Updated Jun 11, 2018
7-Minute Read
Makeup is a pretty important part of my everyday life. It’s something my friends, sisters and I bond over. It’s the part of my getting-ready routine that I enjoy the most. And it’s a form of self-expression that I take a lot of pride in.
For most of my friends and I, buying cruelty-free makeup is a no-brainer. I don’t want the colours and pigments I put on my face to be smeared and tested on an animal first. I don’t want to be responsible for an animal’s suffering. Makeup should be fun- not cruel.
So, as much as I can, I try to educate myself on the practices of the companies I buy from. What is their policy on animal testing? What loopholes do they use to get around animal testing laws? What information is available to the public? Between my sister and I, we’ve managed to amass quite a bit of knowledge so that our makeup habits will match our beliefs.

The truth about makeup
Then last year I found out that the “cruelty-free” products I was using might not be cruelty free for children. That’s because a sparkly pigment called mica- the one that gives all our highlighters, eyeshadows and nail polishes that pretty iridescent sheen- is mined in mostly unregulated, unsafe conditions where labour laws are not enforced.
I felt betrayed. All this time I thought I was making kind choices, when in reality, I could be fueling an industry that harms and even kills child labourers.

There are 22,000 children in India working as mica miners.
According to the Centre for Research on Multinational Corporations, 25% of the world’s mica is sourced from Jharkhand and Bihar, India. In these two states, 22,000 children work in mica mines. Some of them are as young as four or five.
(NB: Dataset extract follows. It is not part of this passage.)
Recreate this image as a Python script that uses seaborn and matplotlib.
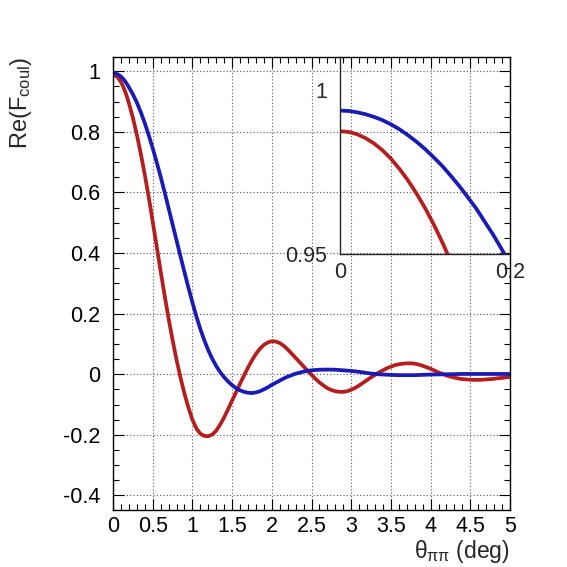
import matplotlib
matplotlib.use("Agg")
import matplotlib.pyplot as plt
import seaborn as sns
import pandas as pd
from matplotlib.ticker import MultipleLocator

# ---- data ----
theta_red = [0, 0.01, 0.02, 0.03, 0.04, 0.05, 0.06, 0.07, 0.08, 0.09, 0.10, 0.11, 0.12,
             0.13, 0.14, 0.15, 0.16, 0.18,
             0.20, 0.25, 0.30, 0.35, 0.40, 0.45, 0.50, 0.55, 0.60, 0.65, 0.70, 0.75,
             0.80, 0.85, 0.90, 0.95, 1.00, 1.05, 1.10, 1.15, 1.20, 1.25, 1.30, 1.35,
             1.40, 1.45, 1.50, 1.55, 1.60, 1.65, 1.70, 1.75, 1.80, 1.85, 1.90, 1.95,
             2.00, 2.05, 2.10, 2.15, 2.20, 2.25, 2.30, 2.35, 2.40, 2.45, 2.50, 2.55,
             2.60, 2.65, 2.70, 2.75, 2.80, 2.85, 2.90, 2.95, 3.00, 3.05, 3.10, 3.15,
             3.20, 3.25, 3.30, 3.35, 3.40, 3.45, 3.50, 3.55, 3.60, 3.65, 3.70, 3.75,
             3.80, 3.85, 3.90, 3.95, 4.00, 4.05, 4.10, 4.15, 4.20, 4.25, 4.30, 4.35,
             4.40, 4.45, 4.50, 4.55, 4.60, 4.65, 4.70, 4.75, 4.80, 4.85, 4.90, 4.95, 5.00]
re_red = [0.9875, 0.9873, 0.9866, 0.9854, 0.9838, 0.9817, 0.9791, 0.9760, 0.9725, 0.9685, 0.9641, 0.9592, 0.9538,
          0.9480, 0.9417, 0.9350, 0.9280, 0.9122,
          0.895, 0.847, 0.791, 0.728, 0.659, 0.584, 0.504, 0.422, 0.340, 0.260, 0.184, 0.113,
          0.048, -0.011, -0.064, -0.110, -0.150, -0.179, -0.196, -0.2035, -0.2045, -0.199, -0.186, -0.166,
          -0.142, -0.115, -0.087, -0.059, -0.031, -0.004, 0.022, 0.046, 0.067, 0.084, 0.097, 0.105,
          0.109, 0.108, 0.103, 0.094, 0.082, 0.068, 0.054, 0.040, 0.026, 0.012, -0.002, -0.015,
          -0.027, -0.037, -0.046, -0.052, -0.056, -0.058, -0.058, -0.056, -0.051, -0.045, -0.037, -0.028,
          -0.019, -0.010, -0.002, 0.006, 0.013, 0.020, 0.025, 0.030, 0.033, 0.035, 0.036, 0.036,
          0.035, 0.032, 0.028, 0.023, 0.018, 0.012, 0.006, 0.001, -0.004, -0.008, -0.011, -0.014,
          -0.016, -0.017, -0.018, -0.0185, -0.0185, -0.018, -0.017, -0.016, -0.015, -0.013, -0.012, -0.010, -0.009]

theta_blue = [0, 0.01, 0.02, 0.03, 0.04, 0.05, 0.06, 0.07, 0.08, 0.09, 0.10, 0.11, 0.12,
              0.13, 0.14, 0.15, 0.16, 0.17, 0.18, 0.19, 0.20,
              0.25, 0.30, 0.35, 0.40, 0.45, 0.50, 0.55, 0.60, 0.65, 0.70, 0.75,
              0.80, 0.85, 0.90, 0.95, 1.00, 1.05, 1.10, 1.15, 1.20, 1.25, 1.30, 1.35,
              1.40, 1.45, 1.50, 1.55, 1.60, 1.65, 1.70, 1.75, 1.80, 1.85, 1.90, 1.95,
              2.00, 2.05, 2.10, 2.15, 2.20, 2.25, 2.30, 2.35, 2.40, 2.45, 2.50, 2.60,
              2.70, 2.80, 2.90, 3.00, 3.10, 3.20, 3.30, 3.40, 3.50, 3.60, 3.70, 3.80,
              3.90, 4.00, 4.20, 4.40, 4.60, 4.80, 5.00]
re_blue = [0.9938, 0.9937, 0.9933, 0.9927, 0.9919, 0.9909, 0.9896, 0.9881, 0.9863, 0.9843, 0.9821, 0.9796, 0.9770,
           0.9740, 0.9709, 0.9675, 0.9640, 0.9600, 0.9560, 0.9516, 0.9470,
           0.924, 0.897, 0.865, 0.829, 0.789, 0.746, 0.700, 0.652, 0.601, 0.548, 0.495,
           0.442, 0.389, 0.337, 0.286, 0.237, 0.191, 0.149, 0.112, 0.079, 0.051, 0.027, 0.007,
           -0.010, -0.024, -0.036, -0.046, -0.053, -0.058, -0.061, -0.062, -0.060, -0.056, -0.050, -0.043,
           -0.035, -0.028, -0.021, -0.014, -0.008, -0.003, 0.002, 0.005, 0.009, 0.011, 0.013, 0.015,
           0.0155, 0.015, 0.013, 0.011, 0.008, 0.004, 0.001, -0.001, -0.002, -0.003, -0.003, -0.003,
           -0.002, -0.001, 0.0, 0.001, 0.001, 0.001, 0.001]

series_names = ["red", "blue"]
colors = {"red": "#b41e1e", "blue": "#1a1ab4"}

df = pd.concat([
    pd.DataFrame({"theta": theta_red, "re": re_red, "curve": "red"}),
    pd.DataFrame({"theta": theta_blue, "re": re_blue, "curve": "blue"}),
], ignore_index=True)

sns.set_style("ticks")
plt.rcParams["font.family"] = ["Liberation Sans", "DejaVu Sans"]
plt.rcParams["mathtext.fontset"] = "custom"
plt.rcParams["mathtext.rm"] = "Liberation Sans"
plt.rcParams["mathtext.it"] = "Liberation Sans"
plt.rcParams["mathtext.bf"] = "Liberation Sans:bold"

fig = plt.figure(figsize=(5.67, 5.67), dpi=100)
ax = fig.add_axes([0.1993, 0.1005, 0.7002, 0.799])

lw = 2.7
sns.lineplot(data=df, x="theta", y="re", hue="curve", palette=colors,
             hue_order=series_names, ax=ax, linewidth=lw, legend=False,
             estimator=None, sort=False)

ax.set_xlim(0, 5)
ax.set_ylim(-0.448, 1.047)
ax.xaxis.set_minor_locator(MultipleLocator(0.1))
ax.yaxis.set_minor_locator(MultipleLocator(0.05))
ax.set_xticks([0, 0.5, 1, 1.5, 2, 2.5, 3, 3.5, 4, 4.5, 5])
ax.set_xticklabels(["0", "0.5", "1", "1.5", "2", "2.5", "3", "3.5", "4", "4.5", "5"])
ax.set_yticks([-0.4, -0.2, 0, 0.2, 0.4, 0.6, 0.8, 1.0])
ax.set_yticklabels(["-0.4", "-0.2", "0", "0.2", "0.4", "0.6", "0.8", "1"])
ax.tick_params(which="both", direction="in", top=True, right=True, colors="black",
               labelsize=15.5)
ax.tick_params(which="major", length=8, width=0.8)
ax.tick_params(which="minor", length=4, width=0.8)
ax.tick_params(axis="x", which="major", pad=4)
ax.tick_params(axis="y", which="major", pad=9)
ax.grid(True, which="major", linestyle=(0, (1, 2)), color="#555555", linewidth=0.8)
for s in ax.spines.values():
    s.set_linewidth(1.0)
    s.set_color("black")

ax.set_xlabel(r"$\theta_{\pi\pi}$ (deg)", fontsize=16.5, loc="right")
ax.xaxis.set_label_coords(1.0, -0.062)
ax.set_ylabel(r"Re(F$_{\rm coul}$)", fontsize=17, loc="top")
ax.yaxis.set_label_coords(-0.2, 1.0)

# inset
ins = fig.add_axes([0.5996, 0.552, 0.2998, 0.347])
ins.patch.set_alpha(0.0)
sns.lineplot(data=df, x="theta", y="re", hue="curve", palette=colors,
             hue_order=series_names, ax=ins, linewidth=lw, legend=False,
             estimator=None, sort=False)
ins.set_xlim(0, 0.2)
ins.set_ylim(0.95, 1.0101)
ins.set_xticks([0, 0.2])
ins.set_xticklabels(["0", "0.2"])
ins.set_yticks([0.95, 1.0])
ins.set_yticklabels(["0.95", "1"])
ins.tick_params(which="both", length=0, labelsize=15.5)
ins.tick_params(axis="x", pad=6)
ins.tick_params(axis="y", pad=9)
ins.spines["top"].set_visible(False)
ins.spines["right"].set_visible(False)
ins.spines["left"].set_linewidth(1.0)
ins.spines["bottom"].set_linewidth(1.0)
ins.set_xlabel("")
ins.set_ylabel("")

fig.savefig("out.png", dpi=100)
In 2016 an investigation by Reuters found that seven children had been killed in mica mines in India in just two months. Their deaths were quietly covered up so that the industry could continue to profit from child labour.

A family of miners
Two of these children are six year-old Roshni and her brother Kamal (four). Their names have been changed, but these two little ones are very real faces of the mica industry. My colleague Sam spoke to them and their parents in India.
Their father Karan told Sam that his father and grandfather worked in the mica mines. Because of the low pay he receives, even his small children must pitch in. Their two older siblings, who are eight and 10, are 30 km away in the care of their grandmother. A family separated, working in dirty, dangerous and degrading conditions, all for the sake of a little sparkle.
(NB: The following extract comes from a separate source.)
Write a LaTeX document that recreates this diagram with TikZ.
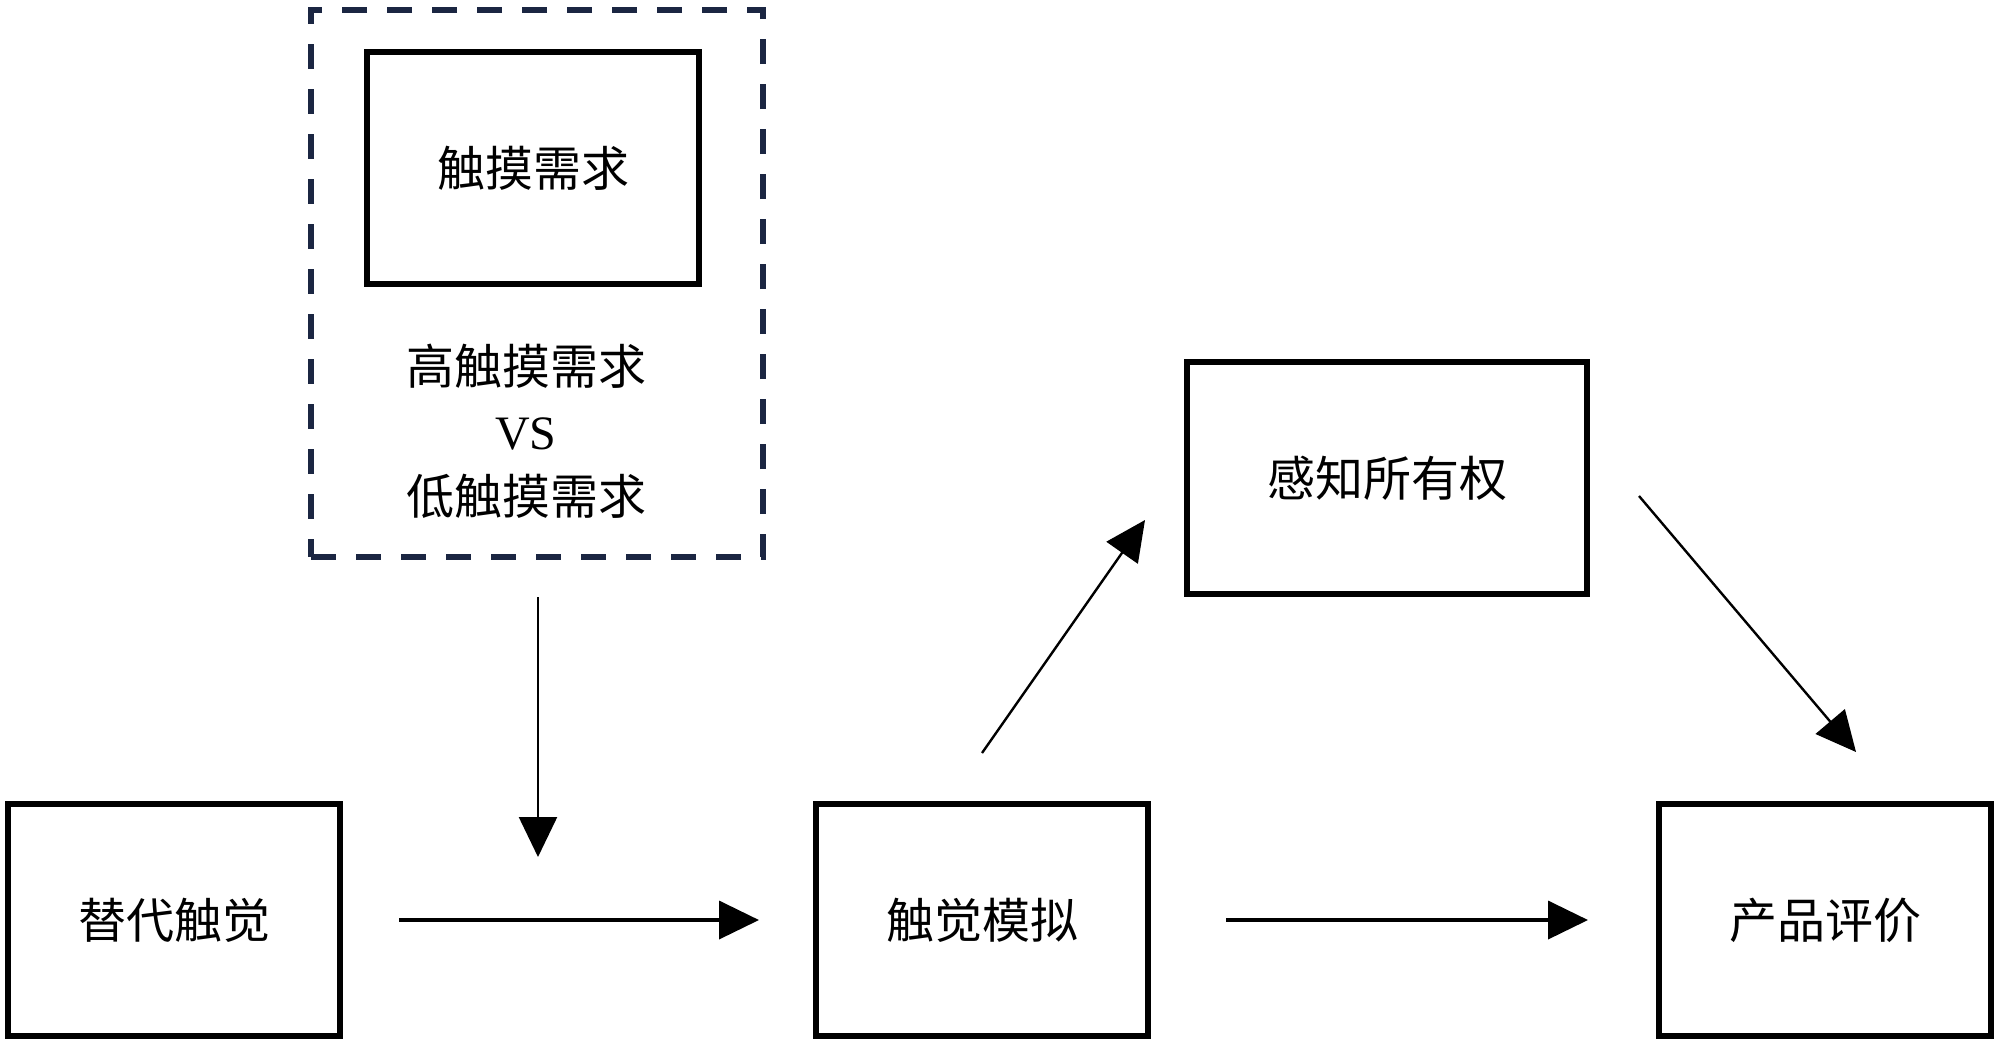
\documentclass[tikz,border=0pt]{standalone}
\usepackage{fontspec}
\setmainfont{Liberation Serif}
\newfontfamily\cjk{Noto Sans CJK SC}
\usetikzlibrary{arrows.meta}
\definecolor{navy}{HTML}{1B2642}
\begin{document}
\begin{tikzpicture}[x=0.5pt,y=-0.5pt,
  box/.style={draw, line width=2.6pt, rectangle, inner sep=0pt, outer sep=0pt,
    minimum width=166pt, minimum height=116pt,
    font=\cjk\fontsize{24}{28}\selectfont},
  modbox/.style={draw=navy, line width=2.8pt, dash pattern=on 12.5pt off 10pt,
    rectangle, inner sep=0pt, outer sep=0pt, minimum width=226pt, minimum height=273.5pt},
  arr/.style={line width=1.9pt, -{Triangle[length=20pt,width=19pt]}},
  thinarr/.style={line width=1.2pt, -{Triangle[length=20pt,width=19pt]}}]
\useasboundingbox (0,0) rectangle (2000,1046);
\node[modbox] (mod) at (537,283.5) {};
\node[box] (touch) at (533,168) {触摸需求};
\node[align=center, font=\fontsize{24}{32.5}\selectfont] (lvl) at (526,431)
  {{\cjk 高触摸需求}\\VS\\{\cjk 低触摸需求}};
\node[box] (subst) at (174,920) {替代触觉};
\node[box] (sim) at (982,920) {触觉模拟};
\node[box] (eval) at (1825,920) {产品评价};
\node[box, minimum width=200pt] (own) at (1387,478) {感知所有权};
\coordinate (v1) at (538,597);
\coordinate (v2) at (538,857);
\coordinate (d1) at (982,753);
\coordinate (d2) at (1145,520);
\coordinate (e1) at (1639,496);
\coordinate (e2) at (1856,752);
\draw[thinarr] (v1) -- (v2);
\draw[arr, shorten <=29.5pt, shorten >=28.5pt] (subst) -- (sim);
\draw[arr, shorten <=39pt, shorten >=35.5pt] (sim) -- (eval);
\draw[thinarr] (d1) -- (d2);
\draw[thinarr] (e1) -- (e2);
\end{tikzpicture}
\end{document}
Two small children sit at the mouth of a mica mine.Little Roshni and Kamal sit at the mouth of the mine their family toils in. 

The Canada factor 

World Vision Canada recently did a study of 60 companies that import mica-containing beauty products into Canada. Of those companies, only 18% provided detailed evidence of their commitment to prevent child labour in their supply chains. Considering that, according to the report, Canadian cosmetics imports have nearly doubled in five years, this is a huge problem.
As consumers, our appetite for beauty products is increasing. The World Vision report says that 42% of Canadians buy beauty products on a monthly basis or more. We are a lucrative market for these brands, and most of them provide little to no information for us to make responsible decisions about our glowy makeup.
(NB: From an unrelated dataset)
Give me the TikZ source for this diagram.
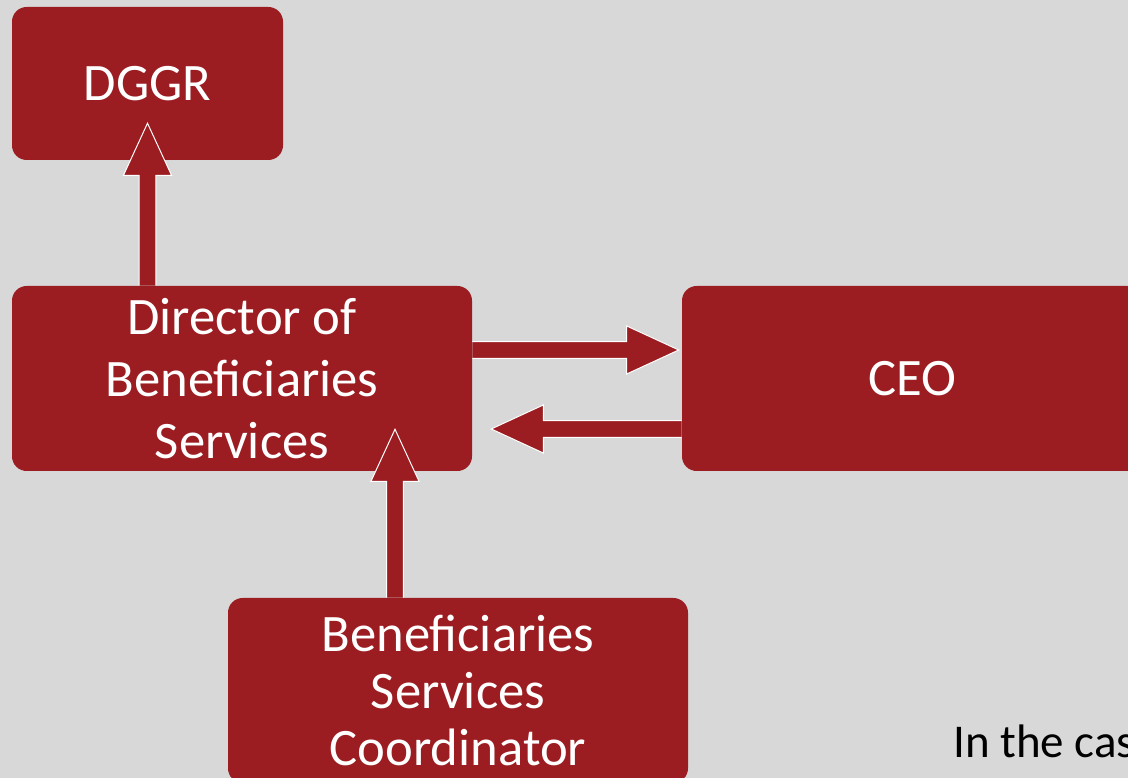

What's a beauty-lover to do?
I don’t want the products I put on my face to cause cruelty- to animals, or to children. That’s why I’m signing this petition asking the Government of Canada to create legislation so that companies in Canada- beauty and otherwise- will have to report on how they prevent child labour in their supply chains.
I’ll also be writing some of my favourite brands to find out what they are doing to prevent mica that could be mined by children from ending up on my face. It’s not a lot to ask that I know what my hard-earned dollars are funding.

Beauty shouldn't be cruel. Let's start the conversation to make sure it isn't.